Un possible coup dur pour la filière agro-alimentaire. Dans le projet de Loi de finances 2020, le gouvernement prévoit d’appliquer la taxe sur la valeur ajoutée (TVA) sur le maïs et le blé. Ce qui ne serait certainement pas sans conséquence pour le secteur, en cas d’adoption dudit projet de loi.
Amiraly Hassim, président du Syndicat des industries de Madagascar (SIM) évite de se prononcer sur le dossier, du moins « pour l’instant ». Il en est de même pour Rivo Rabearivelo, le président du Malagasy professionnels de l’élevage (MPE), association qui œuvre pour le développement des élevages à cycle court. La direction générale des impôts adopte également la même posture, pouvant laisser ainsi croire à une éventuelle sensibilité autour du sujet.

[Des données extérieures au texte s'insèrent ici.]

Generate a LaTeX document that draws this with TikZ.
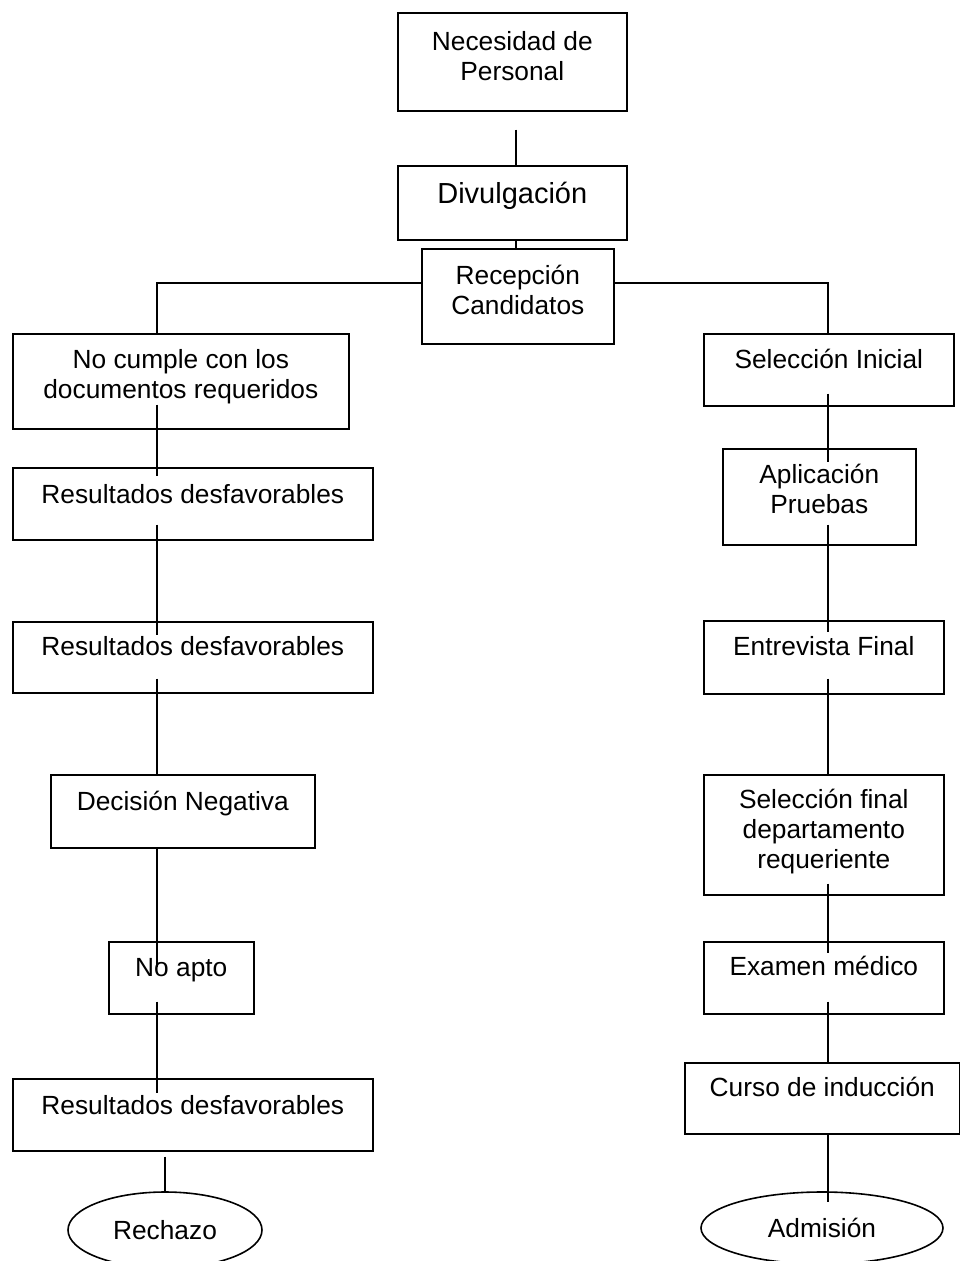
\documentclass[tikz,border=0pt]{standalone}
\usepackage{fontspec}
\setmainfont{Liberation Sans}
\usetikzlibrary{shapes.geometric,calc}

\newcommand{\caja}[4]{\parbox[t][#2pt][t]{#1pt}{\centering\rule{0pt}{#3pt}#4}}

\tikzset{
  cajon/.style={draw, line width=1.6pt, inner sep=0pt, anchor=north west},
  elipse/.style={draw, ellipse, line width=1.6pt, inner sep=0pt},
  linea/.style={line width=1.8pt},
}

\begin{document}
\begin{tikzpicture}[x=1pt, y=-1pt, font=\fontsize{26.3}{30}\selectfont]

            \useasboundingbox (0,0) rectangle (960,1261);

            \coordinate (cx) at (516,0);
            \coordinate (lx) at (157,0);
            \coordinate (rx) at (828,0);

            % centro
            \node[cajon] (nec) at (397,12) {\caja{229}{98}{38}{Necesidad de\\Personal}};
            \node[cajon, font=\fontsize{29}{33}\selectfont] (div) at (397,165) {\caja{229}{74}{38}{Divulgación}};
            \node[cajon] (rec) at (421,248) {\caja{192}{95}{36}{Recepción\\Candidatos}};

            % rama izquierda
            \node[cajon] (nocumple) at (12,333) {\caja{336}{95}{35}{No cumple con los\\documentos requeridos}};
            \node[cajon] (res1) at (12,467) {\caja{360}{72}{36}{Resultados desfavorables}};
            \node[cajon] (res2) at (12,621) {\caja{360}{71}{34}{Resultados desfavorables}};
            \node[cajon] (dec) at (50,774) {\caja{264}{73}{36}{Decisión Negativa}};
            \node[cajon] (noapto) at (108,941) {\caja{145}{72}{35}{No apto}};
            \node[cajon] (res3) at (12,1078) {\caja{360}{72}{36}{Resultados desfavorables}};
            \node[elipse, minimum width=194pt, minimum height=76pt] (rechazo) at (165,1230) {Rechazo};

            % rama derecha
            \node[cajon] (selini) at (703,333) {\caja{250}{72}{35}{Selección Inicial}};
            \node[cajon] (apl) at (722,448) {\caja{193}{96}{35}{Aplicación\\Pruebas}};
            \node[cajon] (entrev) at (703,620) {\caja{240}{73}{35}{Entrevista Final}};
            \node[cajon] (selfin) at (703,774) {\caja{240}{120}{34}{Selección final\\departamento\\requeriente}};
            \node[cajon] (examen) at (703,941) {\caja{240}{72}{34}{Examen médico}};
            \node[cajon] (curso) at (684,1062) {\caja{275}{71}{34}{Curso de inducción}};
            \node[elipse, minimum width=242pt, minimum height=72pt] (admision) at (822,1228) {Admisión};

            \draw[linea] ($(nec.south -| cx)+(0,18)$) -- (div.north -| cx);
            \draw[linea] (div.south -| cx) -- (rec.north -| cx);
            \draw[linea] ($(rec.north west)+(0,35)$) -| (nocumple.north -| lx);
            \draw[linea] ($(rec.north east)+(0,35)$) -| (selini.north -| rx);

            \draw[linea] ($(nocumple.south -| lx)+(0,-25)$) -- ($(res1.north -| lx)+(0,9)$);
            \draw[linea] ($(res1.south -| lx)+(0,-16)$) -- ($(res2.north -| lx)+(0,14)$);
            \draw[linea] ($(res2.south -| lx)+(0,-15)$) -- (dec.north -| lx);
            \draw[linea] (dec.south -| lx) -- ($(noapto.north -| lx)+(0,26)$);
            \draw[linea] ($(noapto.south -| lx)+(0,-13)$) -- ($(res3.north -| lx)+(0,15)$);
            \draw[linea] ($(res3.south -| rechazo)+(0,5)$) -- (rechazo.north);

            \draw[linea] ($(selini.south -| rx)+(0,-13)$) -- ($(apl.north -| rx)+(0,14)$);
            \draw[linea] ($(apl.south -| rx)+(0,-21)$) -- ($(entrev.north -| rx)+(0,12)$);
            \draw[linea] ($(entrev.south -| rx)+(0,-16)$) -- (selfin.north -| rx);
            \draw[linea] ($(selfin.south -| rx)+(0,-12)$) -- ($(examen.north -| rx)+(0,12)$);
            \draw[linea] ($(examen.south -| rx)+(0,-13)$) -- (curso.north -| rx);
            \draw[linea] (curso.south -| rx) -- ($(admision.north -| rx)+(0,11)$);

        \end{tikzpicture}
\end{document}
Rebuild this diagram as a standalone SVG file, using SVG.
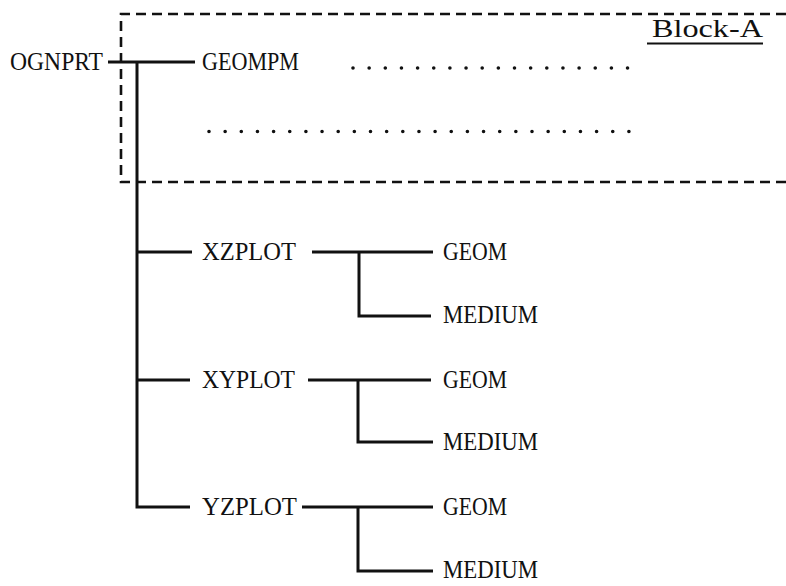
<svg xmlns="http://www.w3.org/2000/svg" width="786" height="586" viewBox="0 0 786 586">
<style>
text{font-family:"Liberation Serif","Times New Roman",serif;font-size:25px;fill:#111}
.c{fill:none;stroke:#111;stroke-width:3}
.d{fill:none;stroke:#111;stroke-width:2.6;stroke-dasharray:10 6}
.dots{fill:none;stroke:#111;stroke-width:3.6;stroke-linecap:round;stroke-dasharray:0 16.15}
</style>
<rect width="786" height="586" fill="#fff"/>
<g id="block-a">
<path class="d" d="M786 14 H121 V182 H786"/>
<text x="652" y="37" textLength="111" lengthAdjust="spacingAndGlyphs">Block-A</text>
<line x1="647" y1="43.5" x2="763" y2="43.5" stroke="#111" stroke-width="2"/>
</g>
<g id="connectors">
<path class="c" d="M108 62 H195"/>
<path class="c" d="M137 62 V507 H190"/>
<path class="c" d="M137 252 H192"/>
<path class="c" d="M137 380 H190"/>
<path class="c" d="M312 252 H433"/>
<path class="c" d="M359 252 V316 H431"/>
<path class="c" d="M308 380 H431"/>
<path class="c" d="M358 380 V442 H433"/>
<path class="c" d="M302 507 H433"/>
<path class="c" d="M358 507 V571 H433"/>
</g>
<g id="ognprt"><text x="10" y="70" textLength="93" lengthAdjust="spacingAndGlyphs">OGNPRT</text></g>
<g id="geompm"><text x="202" y="70" textLength="97" lengthAdjust="spacingAndGlyphs">GEOMPM</text></g>
<g id="dots1"><line class="dots" x1="353" y1="68" x2="630" y2="68"/></g>
<g id="dots2"><line class="dots" x1="209" y1="131.5" x2="630" y2="131.5"/></g>
<g id="xzplot"><text x="202" y="260" textLength="94" lengthAdjust="spacingAndGlyphs">XZPLOT</text></g>
<g id="xz-geom"><text x="443" y="260" textLength="64" lengthAdjust="spacingAndGlyphs">GEOM</text></g>
<g id="xz-medium"><text x="443" y="323" textLength="95" lengthAdjust="spacingAndGlyphs">MEDIUM</text></g>
<g id="xyplot"><text x="202" y="388" textLength="93" lengthAdjust="spacingAndGlyphs">XYPLOT</text></g>
<g id="xy-geom"><text x="443" y="388" textLength="64" lengthAdjust="spacingAndGlyphs">GEOM</text></g>
<g id="xy-medium"><text x="443" y="450" textLength="95" lengthAdjust="spacingAndGlyphs">MEDIUM</text></g>
<g id="yzplot"><text x="202" y="515" textLength="95" lengthAdjust="spacingAndGlyphs">YZPLOT</text></g>
<g id="yz-geom"><text x="443" y="515" textLength="64" lengthAdjust="spacingAndGlyphs">GEOM</text></g>
<g id="yz-medium"><text x="443" y="578" textLength="95" lengthAdjust="spacingAndGlyphs">MEDIUM</text></g>
</svg>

Et pour cause, des rencontres entre le secteur privé et le gouvernement avaient eu lieu pour évoquer, entre autres, cette application de la TVA sur le maïs et le blé. D’autres réunions sont également programmées en ce sens, d’où la prudence à s’exprimer sur le sujet pour le secteur privé. Selon certaines indiscrétions, ce dernier aurait été prise de court, dans la mesure où, il n’aurait pas eu connaissance de l’initiative de taxation de ces deux produits, ce durant les rencontres avec les autorités lors de l’élaboration du projet de Loi de finances.
Interrogée sur le choix du gouvernement de frapper de TVA le maïs et le blé, Lantosoa Rakotomalala, ministre de l’Industrie, du commerce et de l’artisanat, renvoie la patate chaude à Antaninarenina. « Il faut demander au ministère de l’Économie et des finances », esquive-t-elle avant d’évoquer le principe de l’équilibre fiscal. « L’une des principales raisons, de la mise en place de la Loi de finances, est de permettre d’avoir un aperçu sur les recettes de l’État. On ne peut pas seulement considérer les dépenses, il faut aussi envisager comment est-ce qu’un pays peut faire entrer des recettes, et c’est l’équilibre entre les deux, qui permet d’obtenir l’équilibre du budget», explique-t-elle.
De son côté, le docteur Olivaniaina Davida Rakoto, évoque la question de priorisation derrière l’initiative. « L’État prend cette décision, quand il ressent le besoin d’augmenter les recettes fiscales. Il cherche alors des produits qui permettent de générer des impôts. Comme le maïs et le blé ne constituent pas une alimentation de base, ils peuvent être ciblés », soutient l’enseignant-chercheur en économie. « Cette proposition ne touche pas directement les petits consommateurs, mais plutôt, les grandes entreprises privées. Comme le maïs vendu dans les épiceries ne passent pas forcément par le circuit de distribution, il n’y aura pas de gros changements », estime-t-il.
Pression fiscale
Mais le projet ne devrait pas seulement toucher les grandes entreprises privées, qui dénoncent par ailleurs le fait d’être trop souvent en première ligne pour subir la hausse des impôts, en vue d’améliorer une pression fiscale relativement faible. Il se pourrait cependant, en cas d’adoption du projet de Loi de finances, dans sa configuration actuelle, que des conséquences en chaîne viennent pénaliser le secteur agro-alimentaire.
Le maïs constitue une matière première principale pour l’alimentation animale et touche ainsi la quasi-totalité des secteurs d’élevage, à savoir les filières avicole, bovine, porcine et ovine. Par ailleurs, compte tenu de la fluctuation du prix des matières premières, l’utilisation du blé s’avère intéressante en remplacement partiel du maïs dans ce secteur. Concrètement, si le sac de provende tourne aux environs de 120.000 ariary, suite à la taxation du maïs et du blé, ce prix dépasserait les 130.000 ariary. À titre d’exemple, pour un producteur moyen, qui disposerait d’un élevage avicole de 500 têtes, cela engendrerait une hausse attendue de 7 % du prix de sa production sur le marché.
La course contre la montre est engagée. Malgré les discussions initiées entre le secteur privé et les autorités, le temps risque de manquer. Le projet de Loi de finances est actuellement discuté à l’Assemblée nationale et au Sénat, pour être voté avant la fin de la session parlementaire, fixée le 13 décembre 2019.